Whenever a line contains the string "this", copy it out of the entries.

[Begin]

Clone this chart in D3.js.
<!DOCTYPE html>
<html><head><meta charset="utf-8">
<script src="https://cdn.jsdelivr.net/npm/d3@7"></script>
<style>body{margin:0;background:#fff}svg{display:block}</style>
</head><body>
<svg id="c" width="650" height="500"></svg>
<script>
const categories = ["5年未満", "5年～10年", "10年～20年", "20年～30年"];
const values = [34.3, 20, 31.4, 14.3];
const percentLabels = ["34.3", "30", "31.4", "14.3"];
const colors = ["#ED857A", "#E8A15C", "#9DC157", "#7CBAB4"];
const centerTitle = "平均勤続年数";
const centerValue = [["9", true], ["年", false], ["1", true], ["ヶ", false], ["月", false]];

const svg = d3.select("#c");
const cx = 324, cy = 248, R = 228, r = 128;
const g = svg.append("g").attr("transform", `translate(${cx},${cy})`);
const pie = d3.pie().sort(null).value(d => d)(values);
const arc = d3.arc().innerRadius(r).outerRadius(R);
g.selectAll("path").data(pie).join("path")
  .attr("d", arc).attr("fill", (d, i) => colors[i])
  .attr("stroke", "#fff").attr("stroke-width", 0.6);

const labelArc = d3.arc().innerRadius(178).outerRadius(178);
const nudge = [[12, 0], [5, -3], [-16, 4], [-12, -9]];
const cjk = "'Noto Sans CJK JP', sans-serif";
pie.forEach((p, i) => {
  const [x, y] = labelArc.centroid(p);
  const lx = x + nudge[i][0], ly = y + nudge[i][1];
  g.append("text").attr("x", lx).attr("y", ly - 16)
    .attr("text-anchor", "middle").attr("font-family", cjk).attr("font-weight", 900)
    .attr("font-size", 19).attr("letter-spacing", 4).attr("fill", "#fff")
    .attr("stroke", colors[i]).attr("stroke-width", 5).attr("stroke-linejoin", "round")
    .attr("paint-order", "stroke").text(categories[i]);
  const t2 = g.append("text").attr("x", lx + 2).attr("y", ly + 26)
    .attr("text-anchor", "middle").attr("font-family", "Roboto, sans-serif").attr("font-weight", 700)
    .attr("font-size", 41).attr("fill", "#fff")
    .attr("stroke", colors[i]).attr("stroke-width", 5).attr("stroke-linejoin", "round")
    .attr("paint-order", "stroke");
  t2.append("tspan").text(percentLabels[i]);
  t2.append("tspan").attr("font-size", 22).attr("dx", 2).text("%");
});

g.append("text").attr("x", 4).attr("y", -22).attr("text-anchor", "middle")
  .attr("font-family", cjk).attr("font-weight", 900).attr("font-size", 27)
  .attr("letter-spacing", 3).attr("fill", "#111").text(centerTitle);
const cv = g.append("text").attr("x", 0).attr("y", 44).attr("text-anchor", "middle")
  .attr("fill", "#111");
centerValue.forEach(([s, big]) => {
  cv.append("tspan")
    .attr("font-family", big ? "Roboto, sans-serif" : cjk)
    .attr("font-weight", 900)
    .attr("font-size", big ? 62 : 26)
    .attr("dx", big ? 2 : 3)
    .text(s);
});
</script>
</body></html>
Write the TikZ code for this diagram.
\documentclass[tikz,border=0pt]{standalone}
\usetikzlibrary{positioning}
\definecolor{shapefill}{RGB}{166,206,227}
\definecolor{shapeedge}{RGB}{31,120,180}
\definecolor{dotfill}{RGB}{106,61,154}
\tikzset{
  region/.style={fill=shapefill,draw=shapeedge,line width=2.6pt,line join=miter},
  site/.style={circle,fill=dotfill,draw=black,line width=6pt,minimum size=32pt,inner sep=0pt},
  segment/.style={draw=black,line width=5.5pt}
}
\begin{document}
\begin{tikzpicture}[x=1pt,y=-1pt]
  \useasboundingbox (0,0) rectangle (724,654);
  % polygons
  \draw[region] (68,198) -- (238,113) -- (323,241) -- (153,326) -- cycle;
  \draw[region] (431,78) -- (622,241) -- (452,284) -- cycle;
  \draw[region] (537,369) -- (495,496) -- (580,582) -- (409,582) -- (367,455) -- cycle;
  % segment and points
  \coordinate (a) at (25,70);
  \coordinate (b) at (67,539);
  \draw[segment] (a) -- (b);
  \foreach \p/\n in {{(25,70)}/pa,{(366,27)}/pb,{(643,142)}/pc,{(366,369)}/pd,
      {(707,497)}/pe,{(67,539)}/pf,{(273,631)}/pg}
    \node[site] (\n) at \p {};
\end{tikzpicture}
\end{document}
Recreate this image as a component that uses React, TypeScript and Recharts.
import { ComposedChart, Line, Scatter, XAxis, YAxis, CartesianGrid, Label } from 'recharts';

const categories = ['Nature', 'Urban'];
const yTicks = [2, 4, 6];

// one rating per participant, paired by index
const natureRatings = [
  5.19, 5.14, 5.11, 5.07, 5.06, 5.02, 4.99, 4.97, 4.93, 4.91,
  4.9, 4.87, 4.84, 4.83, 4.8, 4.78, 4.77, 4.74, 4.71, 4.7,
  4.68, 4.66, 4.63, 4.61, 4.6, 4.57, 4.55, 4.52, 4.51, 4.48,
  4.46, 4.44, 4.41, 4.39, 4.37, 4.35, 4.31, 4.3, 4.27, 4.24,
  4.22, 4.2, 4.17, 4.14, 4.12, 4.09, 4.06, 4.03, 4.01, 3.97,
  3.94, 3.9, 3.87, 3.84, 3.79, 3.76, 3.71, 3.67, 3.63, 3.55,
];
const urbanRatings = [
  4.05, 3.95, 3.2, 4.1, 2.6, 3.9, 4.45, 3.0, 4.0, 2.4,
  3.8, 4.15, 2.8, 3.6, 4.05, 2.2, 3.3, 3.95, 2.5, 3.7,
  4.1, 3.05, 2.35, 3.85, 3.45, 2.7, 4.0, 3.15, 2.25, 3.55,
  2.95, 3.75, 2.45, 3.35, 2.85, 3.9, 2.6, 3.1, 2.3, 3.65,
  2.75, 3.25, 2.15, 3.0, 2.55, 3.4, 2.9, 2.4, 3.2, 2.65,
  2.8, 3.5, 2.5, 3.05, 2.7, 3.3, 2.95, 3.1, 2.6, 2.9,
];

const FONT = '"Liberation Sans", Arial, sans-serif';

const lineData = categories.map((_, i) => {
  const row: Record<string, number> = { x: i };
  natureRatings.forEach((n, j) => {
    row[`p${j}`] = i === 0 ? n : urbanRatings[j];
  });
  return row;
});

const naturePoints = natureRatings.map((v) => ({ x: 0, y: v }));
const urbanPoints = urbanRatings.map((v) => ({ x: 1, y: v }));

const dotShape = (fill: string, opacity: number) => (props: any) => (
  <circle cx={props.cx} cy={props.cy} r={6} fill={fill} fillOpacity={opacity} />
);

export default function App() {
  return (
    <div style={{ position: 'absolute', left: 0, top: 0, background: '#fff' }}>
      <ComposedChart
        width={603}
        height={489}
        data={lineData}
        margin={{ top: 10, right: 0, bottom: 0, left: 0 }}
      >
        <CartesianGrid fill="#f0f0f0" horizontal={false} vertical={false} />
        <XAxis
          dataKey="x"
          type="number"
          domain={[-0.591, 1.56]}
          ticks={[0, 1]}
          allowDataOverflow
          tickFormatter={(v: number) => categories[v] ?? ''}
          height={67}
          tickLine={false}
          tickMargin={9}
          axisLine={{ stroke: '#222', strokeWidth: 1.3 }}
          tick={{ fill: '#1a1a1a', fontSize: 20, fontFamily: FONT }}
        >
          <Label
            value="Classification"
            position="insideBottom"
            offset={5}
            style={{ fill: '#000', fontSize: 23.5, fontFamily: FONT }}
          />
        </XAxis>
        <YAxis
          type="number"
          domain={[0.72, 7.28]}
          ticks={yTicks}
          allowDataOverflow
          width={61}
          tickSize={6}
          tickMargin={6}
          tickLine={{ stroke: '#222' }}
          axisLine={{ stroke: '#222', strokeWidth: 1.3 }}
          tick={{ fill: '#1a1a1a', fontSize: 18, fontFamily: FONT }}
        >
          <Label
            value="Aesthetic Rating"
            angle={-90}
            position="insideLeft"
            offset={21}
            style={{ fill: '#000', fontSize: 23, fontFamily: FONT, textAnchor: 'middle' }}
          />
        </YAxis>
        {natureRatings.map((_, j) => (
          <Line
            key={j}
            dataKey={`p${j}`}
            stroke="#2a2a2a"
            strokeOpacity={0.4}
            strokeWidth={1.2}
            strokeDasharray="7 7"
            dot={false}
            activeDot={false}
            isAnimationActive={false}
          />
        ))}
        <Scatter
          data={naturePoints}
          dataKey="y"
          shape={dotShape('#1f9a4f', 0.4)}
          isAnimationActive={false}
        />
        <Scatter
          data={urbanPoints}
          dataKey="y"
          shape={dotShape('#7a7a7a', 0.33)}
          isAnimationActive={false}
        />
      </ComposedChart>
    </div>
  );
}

[End]

◆ Complete response ◆
Clone this chart in D3.js.
Write the TikZ code for this diagram.
Recreate this image as a component that uses React, TypeScript and Recharts.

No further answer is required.